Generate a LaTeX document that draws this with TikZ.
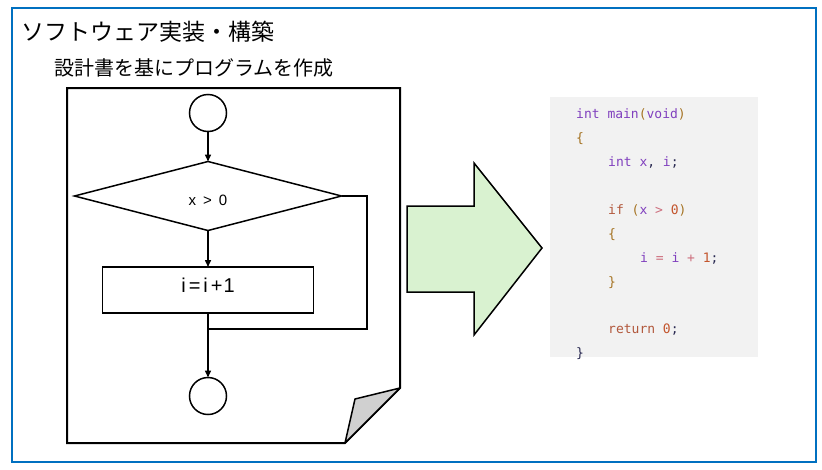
\documentclass[tikz,border=0pt]{standalone}
\usepackage{fontspec}
\setmainfont{Liberation Sans}
\setmonofont{DejaVu Sans Mono}
\newfontfamily\jpfont{Noto Sans CJK JP}
\usetikzlibrary{shapes.geometric,arrows.meta}
\definecolor{frameblue}{RGB}{0,112,192}
\definecolor{arrowgreen}{RGB}{217,242,208}
\definecolor{foldgray}{RGB}{208,208,208}
\definecolor{codebg}{RGB}{242,242,242}
\definecolor{ckw}{RGB}{128,64,190}
\definecolor{cpar}{RGB}{165,115,35}
\definecolor{cctl}{RGB}{178,88,60}
\definecolor{cnum}{RGB}{195,85,45}
\definecolor{cop}{RGB}{205,110,125}
\definecolor{csemi}{RGB}{40,40,80}
\newcommand{\kw}[1]{\textcolor{ckw}{#1}}
\newcommand{\pa}[1]{\textcolor{cpar}{#1}}
\newcommand{\ct}[1]{\textcolor{cctl}{#1}}
\newcommand{\nm}[1]{\textcolor{cnum}{#1}}
\newcommand{\op}[1]{\textcolor{cop}{#1}}
\newcommand{\se}[1]{\textcolor{csemi}{#1}}
\begin{document}
\begin{tikzpicture}[x=1pt,y=-1pt,
  flow/.style={draw=black,line width=1.5pt},
  termnode/.style={flow,circle,minimum size=37pt,inner sep=0pt,outer sep=0pt},
  decnode/.style={flow,diamond,aspect=3.87,minimum width=267pt,minimum height=69pt,inner sep=0pt,outer sep=0pt,font=\fontsize{15pt}{15pt}\selectfont},
  procnode/.style={flow,rectangle,minimum width=211pt,minimum height=46pt,inner sep=0pt,outer sep=0pt,font=\fontsize{20pt}{20pt}\selectfont},
  conn/.style={line width=1.5pt,-{Triangle[length=7pt,width=6pt]}},
  codeline/.style={anchor=base west,inner sep=0pt,font=\ttfamily\fontsize{13pt}{13pt}\selectfont}
]
\useasboundingbox (0,0) rectangle (822,469);
% outer frame
\draw[frameblue,line width=2.2pt] (12,8) rectangle (816,462);
% titles
\node[anchor=west,inner sep=0pt,font=\jpfont\fontsize{23pt}{23pt}\selectfont] (title) at (21,32) {ソフトウェア実装・構築};
\node[anchor=west,inner sep=0pt,font=\jpfont\fontsize{20pt}{20pt}\selectfont] (subtitle) at (54,68) {設計書を基にプログラムを作成};
% document page
\draw[line width=2pt,fill=white] (67,88) -- (400,88) -- (400,388) -- (345,443) -- (67,443) -- cycle;
\draw[line width=1.5pt,fill=foldgray,line join=round] (400,388) -- (355,399) -- (345,443) -- cycle;
% flowchart
\node[termnode] (start) at (208,113) {};
\node[decnode] (dec) at (208,196) {\smash{\raisebox{-9pt}{x\hspace{7pt}>\hspace{7pt}0}}};
\node[procnode] (proc) at (208,290) {\smash{\raisebox{-2pt}{i\hspace{3pt}=\hspace{3pt}i\hspace{3pt}+\hspace{1pt}1}}};
\node[termnode] (end) at (208,396) {};
\coordinate (rb) at (367,196);
\coordinate (jn) at (208,329);
\draw[conn] (start) -- (dec);
\draw[conn] (dec) -- (proc);
\draw[flow] (dec.east) -- (rb) |- (jn);
\draw[conn] (proc) -- (end);
% big arrow
\draw[line width=1.5pt,fill=arrowgreen,line join=miter] (407,206) -- (474,206) -- (474,163) -- (542,248) -- (474,335) -- (474,292) -- (407,292) -- cycle;
% code block
\fill[codebg] (550,97) rectangle (758,357);
\node[codeline] (l1) at (576,118) {\kw{int main}\pa{(}\kw{void}\pa{)}};
\node[codeline] (l2) at (576,142) {\pa{\{}};
\node[codeline] (l3) at (608,166) {\kw{int x}\se{,} \kw{i}\se{;}};
\node[codeline] (l5) at (608,214) {\ct{if} \pa{(}\kw{x} \op{>} \nm{0}\pa{)}};
\node[codeline] (l6) at (608,238) {\pa{\{}};
\node[codeline] (l7) at (640,262) {\kw{i} \op{=} \kw{i} \op{+} \nm{1}\se{;}};
\node[codeline] (l8) at (608,286) {\pa{\}}};
\node[codeline] (l10) at (608,333) {\ct{return} \nm{0}\se{;}};
\node[codeline] (l11) at (576,357) {\se{\}}};
\end{tikzpicture}
\end{document}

——

== Requirement ==
Copy the material above in full and exactly, skipping pictures.

== Task output ==
Generate a LaTeX document that draws this with TikZ.
\documentclass[tikz,border=0pt]{standalone}
\usepackage{fontspec}
\setmainfont{Liberation Sans}
\setmonofont{DejaVu Sans Mono}
\newfontfamily\jpfont{Noto Sans CJK JP}
\usetikzlibrary{shapes.geometric,arrows.meta}
\definecolor{frameblue}{RGB}{0,112,192}
\definecolor{arrowgreen}{RGB}{217,242,208}
\definecolor{foldgray}{RGB}{208,208,208}
\definecolor{codebg}{RGB}{242,242,242}
\definecolor{ckw}{RGB}{128,64,190}
\definecolor{cpar}{RGB}{165,115,35}
\definecolor{cctl}{RGB}{178,88,60}
\definecolor{cnum}{RGB}{195,85,45}
\definecolor{cop}{RGB}{205,110,125}
\definecolor{csemi}{RGB}{40,40,80}
\newcommand{\kw}[1]{\textcolor{ckw}{#1}}
\newcommand{\pa}[1]{\textcolor{cpar}{#1}}
\newcommand{\ct}[1]{\textcolor{cctl}{#1}}
\newcommand{\nm}[1]{\textcolor{cnum}{#1}}
\newcommand{\op}[1]{\textcolor{cop}{#1}}
\newcommand{\se}[1]{\textcolor{csemi}{#1}}
\begin{document}
\begin{tikzpicture}[x=1pt,y=-1pt,
  flow/.style={draw=black,line width=1.5pt},
  termnode/.style={flow,circle,minimum size=37pt,inner sep=0pt,outer sep=0pt},
  decnode/.style={flow,diamond,aspect=3.87,minimum width=267pt,minimum height=69pt,inner sep=0pt,outer sep=0pt,font=\fontsize{15pt}{15pt}\selectfont},
  procnode/.style={flow,rectangle,minimum width=211pt,minimum height=46pt,inner sep=0pt,outer sep=0pt,font=\fontsize{20pt}{20pt}\selectfont},
  conn/.style={line width=1.5pt,-{Triangle[length=7pt,width=6pt]}},
  codeline/.style={anchor=base west,inner sep=0pt,font=\ttfamily\fontsize{13pt}{13pt}\selectfont}
]
\useasboundingbox (0,0) rectangle (822,469);
% outer frame
\draw[frameblue,line width=2.2pt] (12,8) rectangle (816,462);
% titles
\node[anchor=west,inner sep=0pt,font=\jpfont\fontsize{23pt}{23pt}\selectfont] (title) at (21,32) {ソフトウェア実装・構築};
\node[anchor=west,inner sep=0pt,font=\jpfont\fontsize{20pt}{20pt}\selectfont] (subtitle) at (54,68) {設計書を基にプログラムを作成};
% document page
\draw[line width=2pt,fill=white] (67,88) -- (400,88) -- (400,388) -- (345,443) -- (67,443) -- cycle;
\draw[line width=1.5pt,fill=foldgray,line join=round] (400,388) -- (355,399) -- (345,443) -- cycle;
% flowchart
\node[termnode] (start) at (208,113) {};
\node[decnode] (dec) at (208,196) {\smash{\raisebox{-9pt}{x\hspace{7pt}>\hspace{7pt}0}}};
\node[procnode] (proc) at (208,290) {\smash{\raisebox{-2pt}{i\hspace{3pt}=\hspace{3pt}i\hspace{3pt}+\hspace{1pt}1}}};
\node[termnode] (end) at (208,396) {};
\coordinate (rb) at (367,196);
\coordinate (jn) at (208,329);
\draw[conn] (start) -- (dec);
\draw[conn] (dec) -- (proc);
\draw[flow] (dec.east) -- (rb) |- (jn);
\draw[conn] (proc) -- (end);
% big arrow
\draw[line width=1.5pt,fill=arrowgreen,line join=miter] (407,206) -- (474,206) -- (474,163) -- (542,248) -- (474,335) -- (474,292) -- (407,292) -- cycle;
% code block
\fill[codebg] (550,97) rectangle (758,357);
\node[codeline] (l1) at (576,118) {\kw{int main}\pa{(}\kw{void}\pa{)}};
\node[codeline] (l2) at (576,142) {\pa{\{}};
\node[codeline] (l3) at (608,166) {\kw{int x}\se{,} \kw{i}\se{;}};
\node[codeline] (l5) at (608,214) {\ct{if} \pa{(}\kw{x} \op{>} \nm{0}\pa{)}};
\node[codeline] (l6) at (608,238) {\pa{\{}};
\node[codeline] (l7) at (640,262) {\kw{i} \op{=} \kw{i} \op{+} \nm{1}\se{;}};
\node[codeline] (l8) at (608,286) {\pa{\}}};
\node[codeline] (l10) at (608,333) {\ct{return} \nm{0}\se{;}};
\node[codeline] (l11) at (576,357) {\se{\}}};
\end{tikzpicture}
\end{document}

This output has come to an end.